The Web Limits our Overall Exposure to Information
Sunday, May 30th, 2010
Recently a newspaper professional from the Sydney Morning Herald put an idea into my mind that I was surprised had never occurred to me. I do a lot of thinking and reading about new media, print media and their underpinning social contribution.
Miranda explained that in a newspaper the reader is exposed to a wide variety of stories and views – it’s an heterogeneous information format. When we read a newspaper we get told a little about a lot of things we normally wouldn’t seek out.
It brings to mind my high school years littered with that most loathed term – current affairs knowledge – with which we were berated bi-weekly in English and Social Science classes.

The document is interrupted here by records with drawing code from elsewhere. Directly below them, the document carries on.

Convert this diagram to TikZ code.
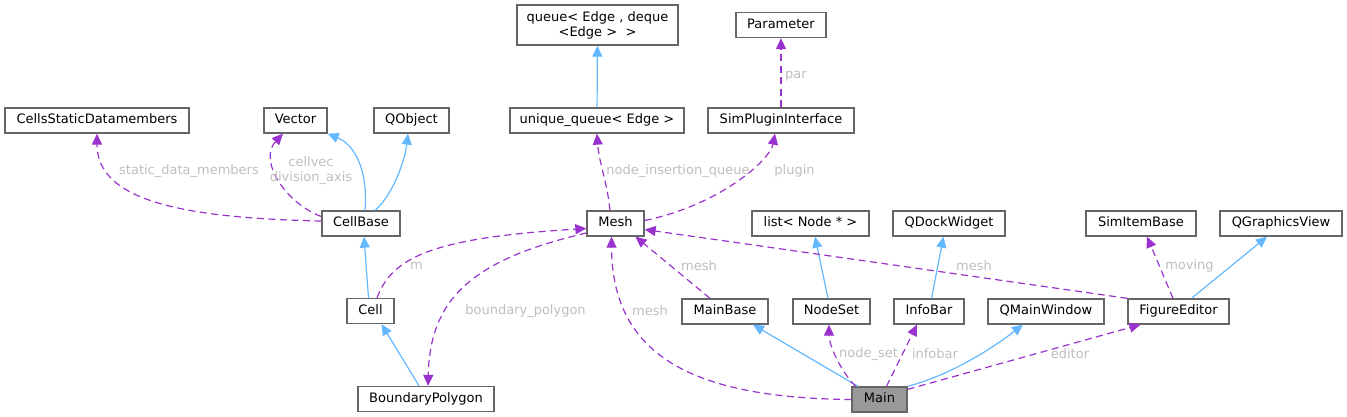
\documentclass[tikz,border=0pt]{standalone}
\usepackage{fontspec}
\setmainfont{DejaVu Sans}
\usetikzlibrary{arrows.meta}
\definecolor{inhblue}{RGB}{99,184,255}
\definecolor{relpurple}{RGB}{154,50,205}
\definecolor{boxline}{RGB}{102,102,102}
\definecolor{mainfill}{RGB}{153,153,153}
\definecolor{lblgray}{RGB}{190,190,190}
\begin{document}
\begin{tikzpicture}[x=1pt,y=-1pt,font=\fontsize{13}{15}\selectfont,
 box/.style={draw=boxline,line width=1.3pt,fill=white,inner sep=0pt},
 cls/.style={box,minimum height=25,text height=9.5pt,text depth=3pt},
 inh/.style={draw=inhblue,line width=1.2pt,-{Triangle[length=11pt,width=10pt]}},
 rel/.style={draw=relpurple,line width=1.2pt,dash pattern=on 7pt off 4.5pt,-{Triangle[length=11pt,width=10pt,fill=relpurple]}},
 lbl/.style={text=lblgray,inner sep=0pt,align=center}]
\useasboundingbox(0,0)rectangle(1347,417);
% classes
\node[cls,minimum width=184](cellsdm)at(97,120.5){CellsStaticDatamembers};
\node[cls,minimum width=63](vector)at(295.5,120.5){Vector};
\node[cls,minimum width=75](qobject)at(411.5,120.5){QObject};
\node[cls,minimum width=78](cellbase)at(361,223.5){CellBase};
\node[box,minimum width=161,minimum height=40,align=center](queue)at(597.5,25){queue< Edge , deque\\<Edge >~ >};
\node[cls,minimum width=90](param)at(781,25){Parameter};
\node[cls,minimum width=174](uqueue)at(597,120.5){unique\_queue< Edge >};
\node[cls,minimum width=146](spi)at(781,120.5){SimPluginInterface};
\node[cls,minimum width=57](mesh)at(615.5,223.5){Mesh};
\node[cls,minimum width=117](nodelist)at(810.5,223.5){list< Node * >};
\node[cls,minimum width=112](qdock)at(949,223.5){QDockWidget};
\node[cls,minimum width=110](simitem)at(1141,223.5){SimItemBase};
\node[cls,minimum width=122](qgview)at(1281,223.5){QGraphicsView};
\node[cls,minimum width=47](cell)at(370.5,311){Cell};
\node[cls,minimum width=86](mainbase)at(725,311.5){MainBase};
\node[cls,minimum width=77](nodeset)at(831.5,311.5){NodeSet};
\node[cls,minimum width=70](infobar)at(929,311.5){InfoBar};
\node[cls,minimum width=116](qmainwin)at(1046,311.5){QMainWindow};
\node[cls,minimum width=101](figed)at(1178.5,311.5){FigureEditor};
\node[cls,minimum width=136](bpoly)at(426,399){BoundaryPolygon};
\node[cls,minimum width=55,fill=mainfill](main)at(879.5,399.5){Main};
% inheritance
\draw[inh](uqueue)--(queue);
\draw[inh]([xshift=4]cellbase.north)..controls(368,170)and(355,145)..(vector.south east);
\draw[inh]([xshift=14]cellbase.north)..controls(393,195)and(405,160)..([xshift=-3.5]qobject.south);
\draw[inh]([xshift=-2]cell.north)--([xshift=3]cellbase.south);
\draw[inh]([xshift=-7]bpoly.north)--([xshift=11]cell.south);
\draw[inh]([xshift=-21.5]main.north)--([xshift=28]mainbase.south);
\draw[inh]([xshift=-3.5]nodeset.north)--([xshift=4.5]nodelist.south);
\draw[inh]([xshift=2.5]infobar.north)--([xshift=-5.5]qdock.south);
\draw[inh](main.north east)..controls(950,375)and(990,350)..([xshift=-23]qmainwin.south);
\draw[inh]([xshift=13]figed.north)--([xshift=-14]qgview.south);
% members
\draw[rel](spi)--(param);
\draw[rel]([xshift=-5.5]mesh.north)..controls(607,181)and(599,163)..(uqueue.south);
\draw[rel]([yshift=3]mesh.east)..controls(720,205)and(770,160)..([xshift=-6]spi.south);
\draw[rel]([yshift=7]cellbase.west)..controls(285,203)and(258,160)..([xshift=-12.5]vector.south);
\draw[rel]([yshift=2.5]cellbase.west)..controls(180,218)and(97,200)..(cellsdm.south);
\draw[rel]([xshift=6.5]cell.north)..controls(392,258)and(430,238)..([yshift=-5]mesh.west);
\draw[rel]([yshift=-9.5]mesh.west)..controls(470,260)and(430,300)..([xshift=2]bpoly.north);
\draw[rel](main.west)..controls(700,398)and(612,360)..([xshift=-4]mesh.south);
\draw[rel]([xshift=-15]mainbase.north)--([xshift=20]mesh.south);
\draw[rel]([xshift=-24]main.north)..controls(840,370)and(829,345)..([xshift=-2.5]nodeset.south);
\draw[rel]([xshift=7]main.north)--([xshift=-12]infobar.south);
\draw[rel]([yshift=-3]main.north east)--([xshift=-38]figed.south);
\draw[rel](figed.north west)--([yshift=-6]mesh.east);
\draw[rel]([xshift=-5.5]figed.north)--([xshift=6]simitem.south);
% labels
\node[lbl](l-par)at(796,76){par};
\node[lbl](l-niq)at(678,171){node\_insertion\_queue};
\node[lbl](l-plugin)at(794.5,171){plugin};
\node[lbl](l-sdm)at(189,171){static\_data\_members};
\node[lbl](l-cellvec)at(311,171){cellvec\\division\_axis};
\node[lbl](l-m)at(416.5,266){m};
\node[lbl](l-bpoly)at(525.5,311){boundary\_polygon};
\node[lbl](l-mesha)at(650,311){mesh};
\node[lbl](l-meshb)at(699,266){mesh};
\node[lbl](l-nodeset)at(868.5,354){node\_set};
\node[lbl](l-infobar)at(935,354){infobar};
\node[lbl](l-editor)at(1070,354){editor};
\node[lbl](l-meshc)at(974,266){mesh};
\node[lbl](l-moving)at(1189.5,266){moving};
\end{tikzpicture}
\end{document}
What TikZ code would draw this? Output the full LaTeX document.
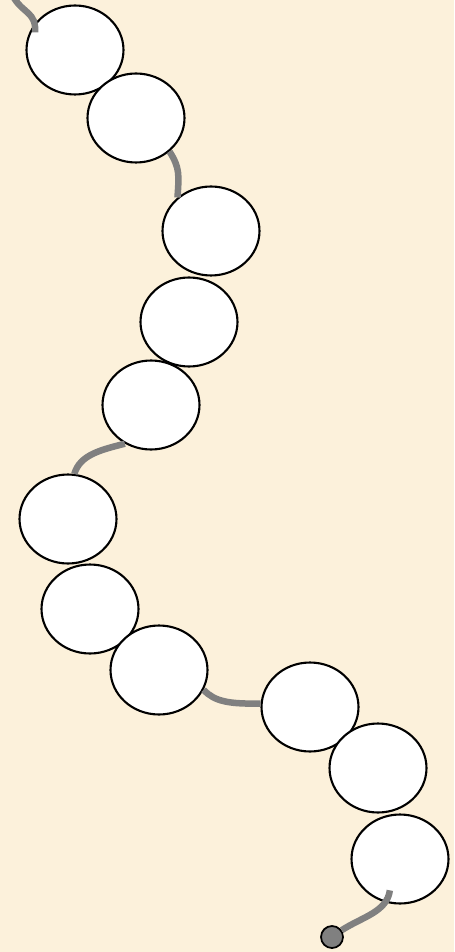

Now flip that on its head to think about the web experience. Yes we can find information at our fingertips – but only the information that we’re looking to find. So what do we look for? We look for things that agree with the way we currently think… because we’re human beings and as human beings we constantly like to be reassured that the things interesting to us are the most interesting things. It’s a circularity that deprives us of an overview… whether we like to admit that or not.
So the right wing racist seeks out only the information to support their views. And the science denialist. And the pro-political-party-of-choice.
When you think about this for a minute it’s even more worrying because we’re now seriously moving towards a more interactive television-web experience in Google TV… which will push the same paradigm shift through to another aspect of our lives. People will be likely to stop watching the news broadcast and pursue the news facets that appeal… cutting away the chaff.
Because, like Nicholas Carr pointed out in The Web Shatters Focus, Rewires Brains every positive comes with a negative. The proposed learning benefits of the computer interface haven’t necessarily panned out in reality, as scientific studies have revealed. A reduction in the deep processing associated with mindful knowledge acquisition, inductive analysis, critical thinking, imagination, and reflection.
Intensive multitaskers are “suckers for irrelevancy” Clifford Nass, Researcher
And the down side of the loss of an effective collective information broadcast mechanism (newspapers and news services) is that we lose a certain social agreement (cultural aspect) to our society. What becomes of that agreed knowledge of current affairs that stitches me to you to everybody else? Shared exposure and understanding are a social glue.
Rather than the popular idea that the web exposes us to everything at our fingertips, it makes more sense to say the web exposes us to everything that we feel like looking for at our fingertips. There’s a fundamental difference between the two.